2. We get to be outdoors.

3. We can pack a lunch from home.

4. I can easily nurse when I need to help a little one.

5. It’s inexpensive if you buy a membership.

6. We learn about and enjoy God’s creation of animals.

7. Our zoo is far enough away that my kids get to nap on the way.

8. The schedule of the day is extremely flexible. Whenever we get out the door is fine!

9. It’s a great place to meet up with other families.

10. There are indoor and outdoor activities, so if it is windy or cold outside, we can still have a fun day together.

After all these zoo excursions, I’ve learned a few tips for making the day go smoothly, and I’d like to share them!

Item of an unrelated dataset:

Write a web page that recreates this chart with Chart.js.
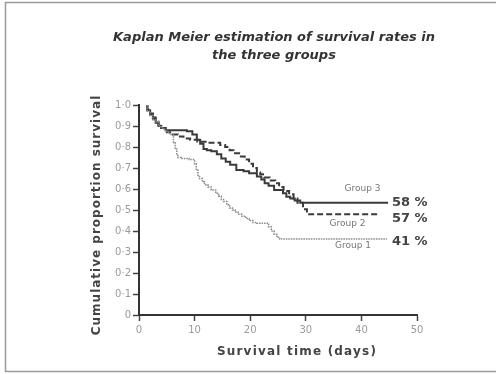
<!DOCTYPE html>
<html><head><meta charset="utf-8">
<script src="https://cdn.jsdelivr.net/npm/chart.js@4"></script>
<style>html,body{margin:0;padding:0;background:#fff;}#wrap{width:496px;height:374px;position:relative;}</style>
</head><body><div id="wrap"><canvas id="c" width="496" height="374"></canvas></div>
<script>
const titleLines = ["Kaplan Meier estimation of survival rates in", "the three groups"];
const xTitle = "Survival time (days)";
const yTitle = "Cumulative proportion survival";
const groupNames = ["Group 1", "Group 2", "Group 3"];
const finalLabels = ["41 %", "57 %", "58 %"];
const xTicks = [0, 10, 20, 30, 40, 50];
const yTicks = [0, 0.1, 0.2, 0.3, 0.4, 0.5, 0.6, 0.7, 0.8, 0.9, 1.0];

const group1 = [[1.5,1.0],[2,0.97],[2.5,0.95],[3,0.93],[3.5,0.92],[4,0.90],[4.5,0.89],[5,0.88],[5.5,0.87],[6.2,0.86],[6.5,0.82],[6.8,0.79],[7,0.76],[7.6,0.75],[9,0.745],[10,0.74],[10.3,0.72],[10.6,0.69],[10.9,0.66],[11.4,0.65],[11.8,0.635],[12.4,0.62],[13,0.61],[13.8,0.595],[14.3,0.58],[14.8,0.565],[15.2,0.55],[15.8,0.54],[16.3,0.525],[16.8,0.51],[17.3,0.50],[17.8,0.49],[18.5,0.48],[19.2,0.47],[19.8,0.46],[20.5,0.45],[21.2,0.44],[23.3,0.437],[23.8,0.42],[24.3,0.40],[24.8,0.385],[25.3,0.37],[25.8,0.362],[44.6,0.362]];
const group2 = [[1.5,1.0],[2,0.98],[2.5,0.96],[3,0.94],[3.5,0.92],[4,0.905],[5,0.89],[5.6,0.87],[7,0.86],[8,0.85],[9.2,0.84],[10.5,0.835],[12.2,0.825],[14.6,0.82],[15.5,0.81],[16.3,0.80],[17,0.785],[18,0.77],[19,0.755],[19.8,0.74],[20.5,0.72],[21.2,0.70],[21.8,0.68],[22.5,0.67],[23.5,0.655],[24.5,0.64],[25.2,0.627],[26,0.61],[27,0.59],[27.8,0.575],[28.5,0.555],[29.5,0.535],[30.2,0.503],[33.2,0.48],[43.3,0.48]];
const group3 = [[1.5,1.0],[2,0.975],[2.5,0.955],[3,0.935],[3.5,0.915],[4,0.90],[4.8,0.89],[8.6,0.88],[9.6,0.875],[10.4,0.86],[11,0.835],[11.6,0.815],[12.2,0.79],[13,0.785],[14,0.78],[14.8,0.765],[15.6,0.745],[16.4,0.73],[17.5,0.715],[18.8,0.69],[19.8,0.685],[21.2,0.675],[22,0.66],[22.6,0.645],[23.3,0.627],[24.3,0.615],[25.9,0.595],[26.5,0.58],[27.2,0.563],[28,0.555],[29,0.545],[30,0.535],[44.8,0.535]];

const toPts = a => a.map(p => ({x: p[0], y: p[1]}));
const fmt = v => v === 0 ? "0" : v.toFixed(1).replace(".", "\u00B7");

const deco = {
  id: 'deco',
  beforeDraw(chart) {
    const ctx = chart.ctx;
    ctx.save();
    ctx.fillStyle = '#fff';
    ctx.fillRect(0, 0, chart.width, chart.height);
    ctx.strokeStyle = '#9a9a9a';
    ctx.lineWidth = 1.5;
    ctx.strokeRect(5.5, 2.5, 496, 369);
    ctx.restore();
  },
  afterDraw(chart) {
    const ctx = chart.ctx;
    const xs = chart.scales.x, ys = chart.scales.y;
    ctx.save();
    ctx.fillStyle = '#333';
    ctx.textAlign = 'center';
    ctx.textBaseline = 'middle';
    ctx.font = 'italic bold 13px "DejaVu Sans"';
    ctx.fillText(titleLines[0], 274, 38);
    ctx.fillText(titleLines[1], 274, 56);
    ctx.fillStyle = '#444';
    ctx.font = 'bold 12px "DejaVu Sans"';
    ctx.letterSpacing = '1.2px';
    ctx.fillText(xTitle, 297, 352);
    ctx.save();
    ctx.translate(97, 215);
    ctx.rotate(-Math.PI / 2);
    ctx.letterSpacing = '1px';
    ctx.fillText(yTitle, 0, 0);
    ctx.restore();
    ctx.letterSpacing = '0px';
    ctx.font = '9px "DejaVu Sans"';
    ctx.fillStyle = '#777';
    ctx.fillText(groupNames[2], xs.getPixelForValue(40.2), ys.getPixelForValue(0.535) - 14);
    ctx.fillText(groupNames[1], xs.getPixelForValue(37.5), ys.getPixelForValue(0.48) + 9);
    ctx.fillText(groupNames[0], xs.getPixelForValue(38.5), ys.getPixelForValue(0.362) + 7);
    ctx.font = 'bold 13px "DejaVu Sans"';
    ctx.fillStyle = '#444';
    ctx.textAlign = 'left';
    const labY = [ys.getPixelForValue(0.362) + 3, ys.getPixelForValue(0.48) + 4, ys.getPixelForValue(0.535)];
    for (let i = 0; i < 3; i++) {
      ctx.fillText(finalLabels[i], 392, labY[i]);
    }
    ctx.restore();
  }
};

new Chart(document.getElementById('c'), {
  type: 'scatter',
  data: {
    datasets: [
      {label: groupNames[0], data: toPts(group1), showLine: true, stepped: 'after', borderColor: '#8a8a8a', borderWidth: 1.5, borderDash: [1.5, 1], pointRadius: 0, clip: false},
      {label: groupNames[1], data: toPts(group2), showLine: true, stepped: 'after', borderColor: '#3a3a3a', borderWidth: 2, borderDash: [6, 3], pointRadius: 0, clip: false},
      {label: groupNames[2], data: toPts(group3), showLine: true, stepped: 'after', borderColor: '#3a3a3a', borderWidth: 2, pointRadius: 0, clip: false}
    ]
  },
  options: {
    responsive: false,
    animation: false,
    events: [],
    layout: {padding: {left: 0, top: 105, right: 79, bottom: 0}},
    plugins: {legend: {display: false}, title: {display: false}, tooltip: {enabled: false}},
    scales: {
      x: {
        type: 'linear', min: 0, max: 50,
        afterFit: s => { s.height = 59; },
        afterBuildTicks: s => { s.ticks = xTicks.map(v => ({value: v})); },
        grid: {drawOnChartArea: false, drawTicks: true, tickLength: 6, tickColor: '#444', tickWidth: 1.5},
        border: {display: true, color: '#333', width: 2},
        ticks: {color: '#9a9a9a', font: {family: 'DejaVu Sans', size: 10}, padding: 3, maxRotation: 0}
      },
      y: {
        type: 'linear', min: 0, max: 1,
        afterFit: s => { s.width = 139; },
        afterBuildTicks: s => { s.ticks = yTicks.map(v => ({value: v})); },
        grid: {drawOnChartArea: false, drawTicks: true, tickLength: 6, tickColor: '#444', tickWidth: 1.5},
        border: {display: true, color: '#333', width: 2},
        ticks: {color: '#9a9a9a', font: {family: 'DejaVu Sans', size: 10}, padding: 2, callback: v => fmt(v)}
      }
    }
  },
  plugins: [deco]
});
</script></body></html>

  • If at all possible, pack a lunch the night before. I don’t like wasting the morning making food. There is enough to do to get out the door, so if the lunches are packed it’s a major plus.
     
  • Spray bottles. For warm summer days, consider buying a spray bottle for each child. They can carry it and mist themselves to keep cool. These are a big hit with my boys!
  • Pack a morning and an afternoon snack, and store them separately. I like to cut up red peppers and apples, and bring carrots for zoo snacks. Of course there are lots of easy options such as graham or animal crackers, raisins, etc… I usually have the boys eat a veggie before they get the carb option. All of these are relatively clean snacks, and easy to eat in a stroller or on a bench. I suggest packing them separately so it isn’t necessary to rummage through the stroller to get them.    
                    
  • Take a stroller or a wagon even if your kids have recently outgrown theirs. A lot of walking is required. It’s great for kids to be able to sit down briefly. Also it’s extremely beneficial to have a place to store food, snack, changes or clothes, sunscreen, spray bottles, hats, etc… As shown above, not only do I make use of a stroller, I also use a baby carrier and backpacks with a harness to keep my curious toddlers close. These are useful for exhibits that require the stroller to be parked.
  • Give yourself plenty of time to enjoy the animals… and attend to your kiddos. I’m almost   embarrassed to say this, but between lunches, snacks, bathroom breaks, and nursing sessions, we used to average seeing about one group of animals per hour. Yikes! It seems so silly to drive all that way to see four or five animal groups, but my kids are just happy to be outdoors. As soon as I adjusted my expectation that we weren’t going to cover the whole zoo, I have a lot more fun too. Thankfully we get more ground covered now. :)
     
  • Ask each child which animal is their priority for the day. With #5 in mind, on the car ride, ask each child which animal at the zoo is their favorite to watch. That way, the day is prioritized. Anything else is an added bonus. Inevitably my boys will ask to go to the dolphin show. I usually agree, but I explain that means we aren’t going to be spending money on any other exhibits. It helps to set this expectation in the car beforehand.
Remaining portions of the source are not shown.